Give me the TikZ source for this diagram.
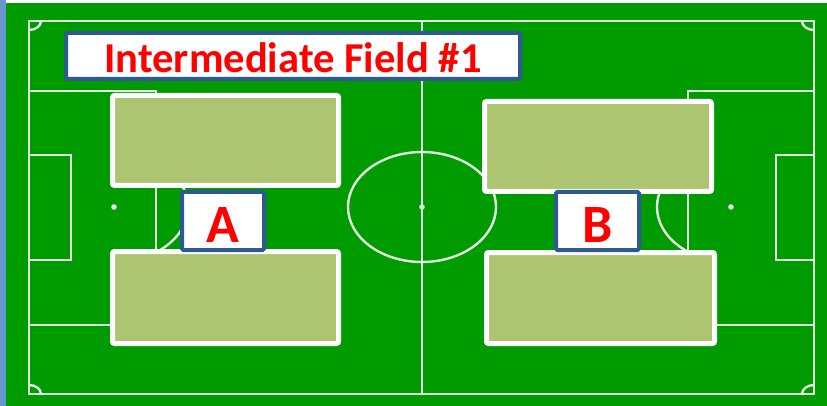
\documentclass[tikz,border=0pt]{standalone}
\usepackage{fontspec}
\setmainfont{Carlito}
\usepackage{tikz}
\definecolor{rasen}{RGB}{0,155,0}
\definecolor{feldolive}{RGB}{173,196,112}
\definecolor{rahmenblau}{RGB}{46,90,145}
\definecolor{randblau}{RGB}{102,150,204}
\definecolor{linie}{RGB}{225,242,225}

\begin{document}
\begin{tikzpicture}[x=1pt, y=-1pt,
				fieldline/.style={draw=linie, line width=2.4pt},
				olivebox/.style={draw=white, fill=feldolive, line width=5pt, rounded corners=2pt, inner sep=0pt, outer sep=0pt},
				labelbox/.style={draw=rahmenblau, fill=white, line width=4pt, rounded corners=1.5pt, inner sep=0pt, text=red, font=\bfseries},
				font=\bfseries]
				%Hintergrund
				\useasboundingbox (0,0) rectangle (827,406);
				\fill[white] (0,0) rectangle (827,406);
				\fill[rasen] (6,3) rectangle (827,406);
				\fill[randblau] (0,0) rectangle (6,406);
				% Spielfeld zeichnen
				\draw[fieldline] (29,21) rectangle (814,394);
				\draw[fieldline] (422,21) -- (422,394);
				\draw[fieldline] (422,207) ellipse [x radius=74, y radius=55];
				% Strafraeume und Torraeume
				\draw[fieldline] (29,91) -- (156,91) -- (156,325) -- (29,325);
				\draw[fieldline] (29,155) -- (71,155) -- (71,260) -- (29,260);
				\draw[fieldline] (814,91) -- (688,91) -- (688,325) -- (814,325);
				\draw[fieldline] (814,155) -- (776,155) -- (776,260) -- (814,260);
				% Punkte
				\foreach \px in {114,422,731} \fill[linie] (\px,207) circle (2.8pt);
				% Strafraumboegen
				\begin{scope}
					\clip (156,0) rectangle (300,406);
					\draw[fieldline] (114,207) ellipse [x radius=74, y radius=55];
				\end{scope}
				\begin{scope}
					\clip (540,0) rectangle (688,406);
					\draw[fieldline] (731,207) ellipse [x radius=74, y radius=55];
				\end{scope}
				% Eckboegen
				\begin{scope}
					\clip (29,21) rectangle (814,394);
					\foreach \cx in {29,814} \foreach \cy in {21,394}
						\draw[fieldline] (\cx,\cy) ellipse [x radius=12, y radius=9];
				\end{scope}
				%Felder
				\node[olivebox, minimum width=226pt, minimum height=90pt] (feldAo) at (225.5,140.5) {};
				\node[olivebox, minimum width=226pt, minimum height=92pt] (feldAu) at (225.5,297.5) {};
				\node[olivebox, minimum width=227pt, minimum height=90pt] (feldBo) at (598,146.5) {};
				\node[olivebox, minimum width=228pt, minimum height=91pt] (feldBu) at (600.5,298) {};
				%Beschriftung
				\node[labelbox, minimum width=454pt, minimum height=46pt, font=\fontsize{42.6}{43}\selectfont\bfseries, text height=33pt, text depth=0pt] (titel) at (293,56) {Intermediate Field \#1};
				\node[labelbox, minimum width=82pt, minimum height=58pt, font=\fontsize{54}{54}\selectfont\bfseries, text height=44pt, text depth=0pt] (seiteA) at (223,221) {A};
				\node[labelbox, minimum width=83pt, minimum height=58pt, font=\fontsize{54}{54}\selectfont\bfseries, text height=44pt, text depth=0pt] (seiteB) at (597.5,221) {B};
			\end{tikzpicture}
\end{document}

• • •

**Your instructions:** Transcribe the full listing above exactly, with the images removed.

**Solution to this problem:**
Give me the TikZ source for this diagram.
\documentclass[tikz,border=0pt]{standalone}
\usepackage{fontspec}
\setmainfont{Carlito}
\usepackage{tikz}
\definecolor{rasen}{RGB}{0,155,0}
\definecolor{feldolive}{RGB}{173,196,112}
\definecolor{rahmenblau}{RGB}{46,90,145}
\definecolor{randblau}{RGB}{102,150,204}
\definecolor{linie}{RGB}{225,242,225}

\begin{document}
\begin{tikzpicture}[x=1pt, y=-1pt,
				fieldline/.style={draw=linie, line width=2.4pt},
				olivebox/.style={draw=white, fill=feldolive, line width=5pt, rounded corners=2pt, inner sep=0pt, outer sep=0pt},
				labelbox/.style={draw=rahmenblau, fill=white, line width=4pt, rounded corners=1.5pt, inner sep=0pt, text=red, font=\bfseries},
				font=\bfseries]
				%Hintergrund
				\useasboundingbox (0,0) rectangle (827,406);
				\fill[white] (0,0) rectangle (827,406);
				\fill[rasen] (6,3) rectangle (827,406);
				\fill[randblau] (0,0) rectangle (6,406);
				% Spielfeld zeichnen
				\draw[fieldline] (29,21) rectangle (814,394);
				\draw[fieldline] (422,21) -- (422,394);
				\draw[fieldline] (422,207) ellipse [x radius=74, y radius=55];
				% Strafraeume und Torraeume
				\draw[fieldline] (29,91) -- (156,91) -- (156,325) -- (29,325);
				\draw[fieldline] (29,155) -- (71,155) -- (71,260) -- (29,260);
				\draw[fieldline] (814,91) -- (688,91) -- (688,325) -- (814,325);
				\draw[fieldline] (814,155) -- (776,155) -- (776,260) -- (814,260);
				% Punkte
				\foreach \px in {114,422,731} \fill[linie] (\px,207) circle (2.8pt);
				% Strafraumboegen
				\begin{scope}
					\clip (156,0) rectangle (300,406);
					\draw[fieldline] (114,207) ellipse [x radius=74, y radius=55];
				\end{scope}
				\begin{scope}
					\clip (540,0) rectangle (688,406);
					\draw[fieldline] (731,207) ellipse [x radius=74, y radius=55];
				\end{scope}
				% Eckboegen
				\begin{scope}
					\clip (29,21) rectangle (814,394);
					\foreach \cx in {29,814} \foreach \cy in {21,394}
						\draw[fieldline] (\cx,\cy) ellipse [x radius=12, y radius=9];
				\end{scope}
				%Felder
				\node[olivebox, minimum width=226pt, minimum height=90pt] (feldAo) at (225.5,140.5) {};
				\node[olivebox, minimum width=226pt, minimum height=92pt] (feldAu) at (225.5,297.5) {};
				\node[olivebox, minimum width=227pt, minimum height=90pt] (feldBo) at (598,146.5) {};
				\node[olivebox, minimum width=228pt, minimum height=91pt] (feldBu) at (600.5,298) {};
				%Beschriftung
				\node[labelbox, minimum width=454pt, minimum height=46pt, font=\fontsize{42.6}{43}\selectfont\bfseries, text height=33pt, text depth=0pt] (titel) at (293,56) {Intermediate Field \#1};
				\node[labelbox, minimum width=82pt, minimum height=58pt, font=\fontsize{54}{54}\selectfont\bfseries, text height=44pt, text depth=0pt] (seiteA) at (223,221) {A};
				\node[labelbox, minimum width=83pt, minimum height=58pt, font=\fontsize{54}{54}\selectfont\bfseries, text height=44pt, text depth=0pt] (seiteB) at (597.5,221) {B};
			\end{tikzpicture}
\end{document}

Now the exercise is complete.